脳出血とは、一般的には高血圧性脳出血を指します。高血圧性脳出血は、高血圧と動脈硬化によって引き起こされます。好発年齢は50歳代以上。高血圧により、血管壊死と呼ばれる脳内小動脈の中膜筋細胞が壊死することで出血します(破綻性出血)。
脳出血は1日のうちで血圧が最も高くなる朝10~12時頃に突然発症することが多く、発症から1~6時間ぐらいのうちに出血が止まります。しかし、30%は重症で発症から1時間程度で死に至るものがあります。

脳動脈奇形(AVM)起因の脳出血もあります。AVMとは若い人に見られる疾患で、動脈と静脈が毛細血管を介さず直接つながり、とぐろ状の血管の塊になっている状態です。
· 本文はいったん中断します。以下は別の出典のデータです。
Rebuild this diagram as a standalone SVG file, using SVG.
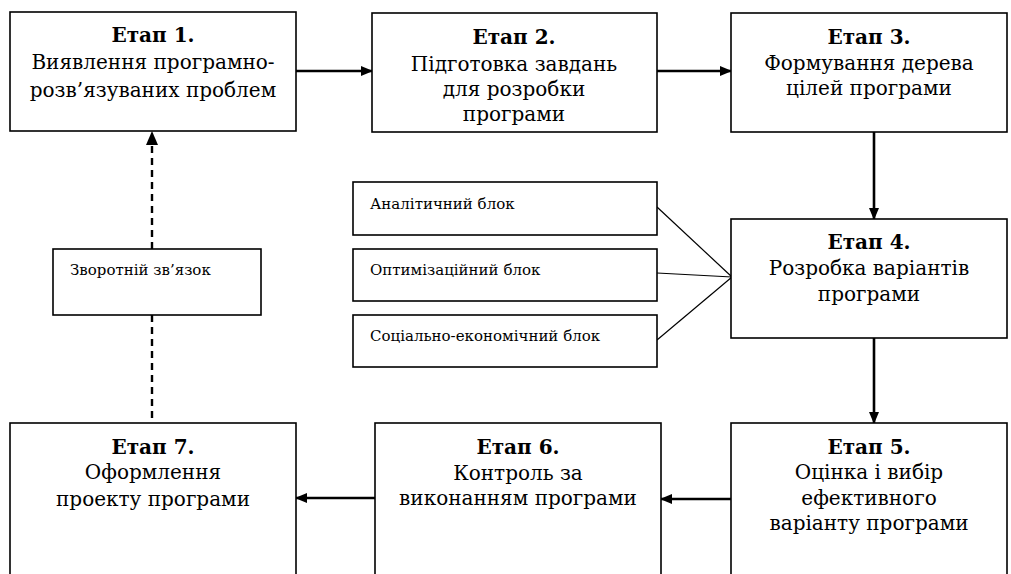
<svg xmlns="http://www.w3.org/2000/svg" width="1011" height="574" viewBox="0 0 1011 574">
<style>
.box{fill:#fff;stroke:#000;stroke-width:1.6}
.t{font-family:"DejaVu Serif","Liberation Serif",serif;font-size:20px;text-anchor:middle;fill:#000}
.b{font-weight:bold}
.s{font-family:"DejaVu Serif","Liberation Serif",serif;font-size:15px;fill:#000}
.arr{stroke:#000;stroke-width:2.6;fill:none;marker-end:url(#ah)}
.dash{stroke:#000;stroke-width:2.4;fill:none;stroke-dasharray:7,5}
.thin{stroke:#000;stroke-width:1.2;fill:none}
</style>
<defs>
<marker id="ah" markerWidth="12" markerHeight="10" refX="11" refY="5" orient="auto" markerUnits="userSpaceOnUse">
<path d="M0,0 L12,5 L0,10 Z" fill="#000"/>
</marker>
</defs>
<rect width="1011" height="574" fill="#fff"/>
<g id="connectors">
<line class="arr" x1="296" y1="71" x2="372" y2="71"/>
<line class="arr" x1="657" y1="71" x2="731" y2="71"/>
<line class="arr" x1="874" y1="132" x2="874" y2="219"/>
<line class="arr" x1="874" y1="338" x2="874" y2="423"/>
<line class="arr" x1="731" y1="499" x2="661" y2="499"/>
<line class="arr" x1="375" y1="498" x2="296" y2="498"/>
<line class="dash" x1="152" y1="249" x2="152" y2="144"/>
<path d="M146,145 L152,131 L158,145 Z" fill="#000"/>
<line class="dash" x1="152" y1="315" x2="152" y2="423"/>
<line class="thin" x1="657" y1="207" x2="732" y2="277"/>
<line class="thin" x1="657" y1="273" x2="732" y2="277"/>
<line class="thin" x1="657" y1="340" x2="732" y2="277"/>
</g>
<g id="stage1">
<rect class="box" x="10" y="12" width="286" height="119"/>
<text class="t b" x="153" y="42">Етап 1.</text>
<text class="t" x="153" y="69">Виявлення програмно-</text>
<text class="t" x="153" y="97">розв’язуваних проблем</text>
</g>
<g id="stage2">
<rect class="box" x="372" y="13" width="285" height="119"/>
<text class="t b" x="514" y="44">Етап 2.</text>
<text class="t" x="514" y="71">Підготовка завдань</text>
<text class="t" x="514" y="96">для розробки</text>
<text class="t" x="514" y="121">програми</text>
</g>
<g id="stage3">
<rect class="box" x="731" y="13" width="276" height="119"/>
<text class="t b" x="869" y="44">Етап 3.</text>
<text class="t" x="869" y="70">Формування дерева</text>
<text class="t" x="869" y="95">цілей програми</text>
</g>
<g id="stage4">
<rect class="box" x="731" y="219" width="276" height="119"/>
<text class="t b" x="869" y="249">Етап 4.</text>
<text class="t" x="869" y="275">Розробка варіантів</text>
<text class="t" x="869" y="301">програми</text>
</g>
<g id="block-analytic">
<rect class="box" x="353" y="182" width="304" height="53"/>
<text class="s" x="370" y="209">Аналітичний блок</text>
</g>
<g id="block-optim">
<rect class="box" x="353" y="249" width="304" height="52"/>
<text class="s" x="370" y="275">Оптимізаційний блок</text>
</g>
<g id="block-social">
<rect class="box" x="353" y="315" width="304" height="52"/>
<text class="s" x="370" y="341">Соціально-економічний блок</text>
</g>
<g id="feedback">
<rect class="box" x="53" y="249" width="208" height="66"/>
<text class="s" x="70" y="275">Зворотній зв’язок</text>
</g>
<g id="stage5">
<rect class="box" x="731" y="423" width="276" height="200"/>
<text class="t b" x="869" y="454">Етап 5.</text>
<text class="t" x="869" y="479">Оцінка і вибір</text>
<text class="t" x="869" y="505">ефективного</text>
<text class="t" x="869" y="530">варіанту програми</text>
</g>
<g id="stage6">
<rect class="box" x="375" y="423" width="286" height="200"/>
<text class="t b" x="518" y="454">Етап 6.</text>
<text class="t" x="518" y="480">Контроль за</text>
<text class="t" x="518" y="505">виконанням програми</text>
</g>
<g id="stage7">
<rect class="box" x="10" y="423" width="286" height="200"/>
<text class="t b" x="153" y="454">Етап 7.</text>
<text class="t" x="153" y="479">Оформлення</text>
<text class="t" x="153" y="506">проекту програми</text>
</g>
</svg>
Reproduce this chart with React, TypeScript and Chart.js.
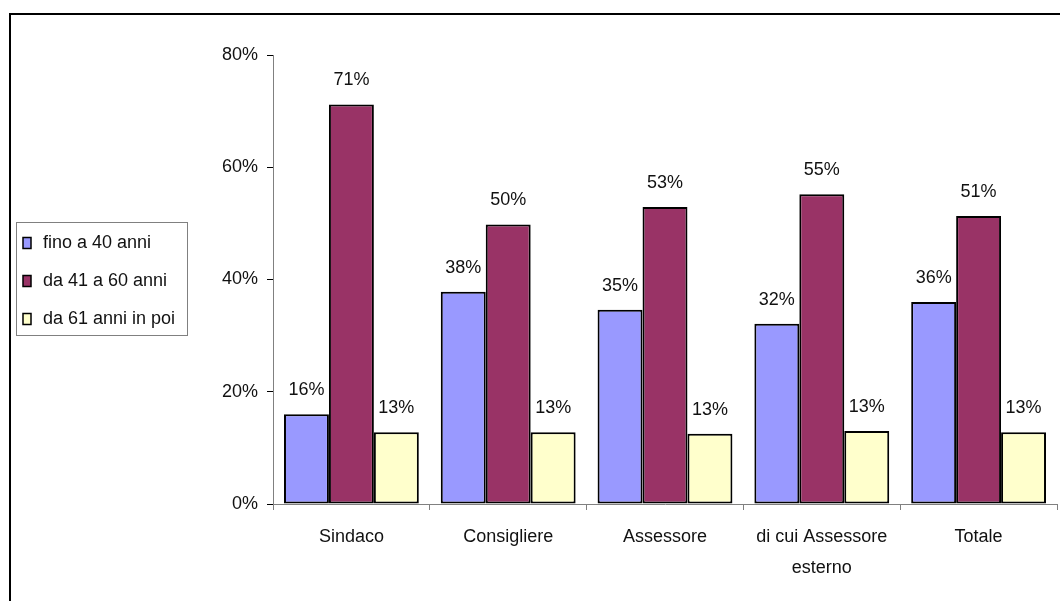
import React, { useEffect, useRef } from "react";
import { Chart, registerables } from "chart.js";

Chart.register(...registerables);

const categories: (string | string[])[] = [
  "Sindaco",
  "Consigliere",
  "Assessore",
  ["di cui Assessore", "esterno"],
  "Totale",
];
const seriesNames = ["fino a 40 anni", "da 41 a 60 anni", "da 61 anni in poi"];
const fino40 = [16.0, 37.8, 34.6, 32.1, 36.0];
const da41a60 = [71.2, 49.8, 52.9, 55.2, 51.3];
const da61 = [12.8, 12.8, 12.5, 13.0, 12.8];
const colors = ["#9999FF", "#993366", "#FFFFCC"];
const yTicks = [0, 20, 40, 60, 80];

const FONT = "'Liberation Sans', Arial, sans-serif";

const framePlugin = {
  id: "frameAndLegend",
  afterDraw(chart: any) {
    const ctx = chart.ctx;
    ctx.save();
    // outer frame
    ctx.strokeStyle = "#000";
    ctx.lineWidth = 2;
    ctx.strokeRect(10, 14, 1200, 800);
    // legend box
    ctx.strokeStyle = "#808080";
    ctx.lineWidth = 1;
    ctx.strokeRect(16.5, 222.5, 171, 113);
    const ys = [243, 281, 319];
    ctx.font = `18px ${FONT}`;
    ctx.textBaseline = "middle";
    ctx.textAlign = "left";
    seriesNames.forEach((name, i) => {
      const y = ys[i];
      ctx.fillStyle = colors[i];
      ctx.fillRect(23, y - 5.5, 8, 11);
      ctx.strokeStyle = "#000";
      ctx.lineWidth = 1.5;
      ctx.strokeRect(23, y - 5.5, 8, 11);
      ctx.fillStyle = "#111";
      ctx.fillText(name, 43, y);
    });
    ctx.restore();
  },
};

const labelPlugin = {
  id: "valueLabels",
  afterDatasetsDraw(chart: any) {
    const ctx = chart.ctx;
    ctx.save();
    ctx.font = `18px ${FONT}`;
    ctx.fillStyle = "#111";
    ctx.textAlign = "center";
    ctx.textBaseline = "alphabetic";
    chart.data.datasets.forEach((ds: any, di: number) => {
      const meta = chart.getDatasetMeta(di);
      meta.data.forEach((el: any, i: number) => {
        const v = ds.data[i];
        ctx.fillText(`${Math.round(v)}%`, el.x, el.y - 19);
      });
    });
    ctx.restore();
  },
};

export default function App() {
  const ref = useRef<HTMLCanvasElement>(null);
  useEffect(() => {
    if (!ref.current) return;
    const chart = new Chart(ref.current, {
      type: "bar",
      data: {
        labels: categories,
        datasets: [fino40, da41a60, da61].map((d, i) => ({
          label: seriesNames[i],
          data: d,
          backgroundColor: colors[i],
          borderColor: "#000",
          borderWidth: 2,
          borderSkipped: false,
          categoryPercentage: 0.86,
          barPercentage: 1,
        })),
      },
      options: {
        responsive: false,
        animation: false,
        devicePixelRatio: 1,
        layout: { padding: { left: 0, top: 55, right: 3, bottom: 0 } },
        plugins: {
          legend: { display: false },
          tooltip: { enabled: false },
          title: { display: false },
        },
        scales: {
          x: {
            offset: true,
            grid: {
              offset: true,
              drawOnChartArea: false,
              drawTicks: true,
              tickLength: 6,
              color: "#808080",
            },
            border: { color: "#808080", width: 1 },
            ticks: {
              color: "#111",
              font: { family: FONT, size: 18, lineHeight: 1.7 },
              padding: 12,
              maxRotation: 0,
              autoSkip: false,
            },
            afterFit(scale: any) {
              scale.height = 97;
            },
          },
          y: {
            min: 0,
            max: 80,
            afterBuildTicks(scale: any) {
              scale.ticks = yTicks.map((v) => ({ value: v }));
            },
            grid: {
              drawOnChartArea: false,
              drawTicks: true,
              tickLength: 6,
              color: "#000",
            },
            border: { color: "#808080", width: 1 },
            ticks: {
              color: "#111",
              font: { family: FONT, size: 18 },
              padding: 9,
              callback: (v: any) => `${v}%`,
            },
            afterFit(scale: any) {
              scale.width = 273;
            },
          },
        },
      },
      plugins: [labelPlugin, framePlugin],
    });
    return () => chart.destroy();
  }, []);
  return (
    <div style={{ position: "absolute", left: 0, top: 0, width: 1060, height: 601, background: "#fff" }}>
      <canvas ref={ref} width={1060} height={601} style={{ display: "block" }} />
    </div>
  );
}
脳出血の症状は、出血部位や出血量によりさまざまですが、頭痛、吐き気、めまいなどの自覚症状や意識障害、手足の麻痺、呂律困難などがあります。迅速な治療をしなければ死亡する危険性があります。出血は大きく5つに分類されます。

①被殻出血
全体の60%が被殻出血。主な症状は、突然の意識障害、顔面を含む対側片麻痺、痙性麻痺、顔面を含む対側知覚鈍麻。出血量に比例して予後不良。生命の危機があるものでは手術適応。
②視床出血
割合は15%ほど。被殻出血に比べて顔面を含む対側片麻痺が強い。視床症候群(対側知覚障害、視床手、視床痛、失語、意識障害)が特徴。出血量に比例して予後不良。脳室内に穿破することが多く、手術適応となりにくい。
③小脳出血
約5〜10%。後頭部の頭痛、回転性めまい、反復する嘔吐、小脳失調、麻痺ではない歩行困難が特徴。脳浮腫による脳幹部圧迫のため障害が起こりやすく、脳幹部障害を合併すると予後不良。
④脳幹(橋)出血
全体の10%ほど。突然の昏睡状態、高熱、呼吸異常、除脳硬直、四肢麻痺、脳神経麻痺が特徴。予後不良だが、海綿状血管腫によるものは軽快する。
⑤皮質下出血
AVMや脳アミロイドアンギオパチーなど、高血圧以外の原因で発症する。急激な頭痛(とくにこめかみ周囲)、片麻痺、対側知覚障害が特徴。予後は良好。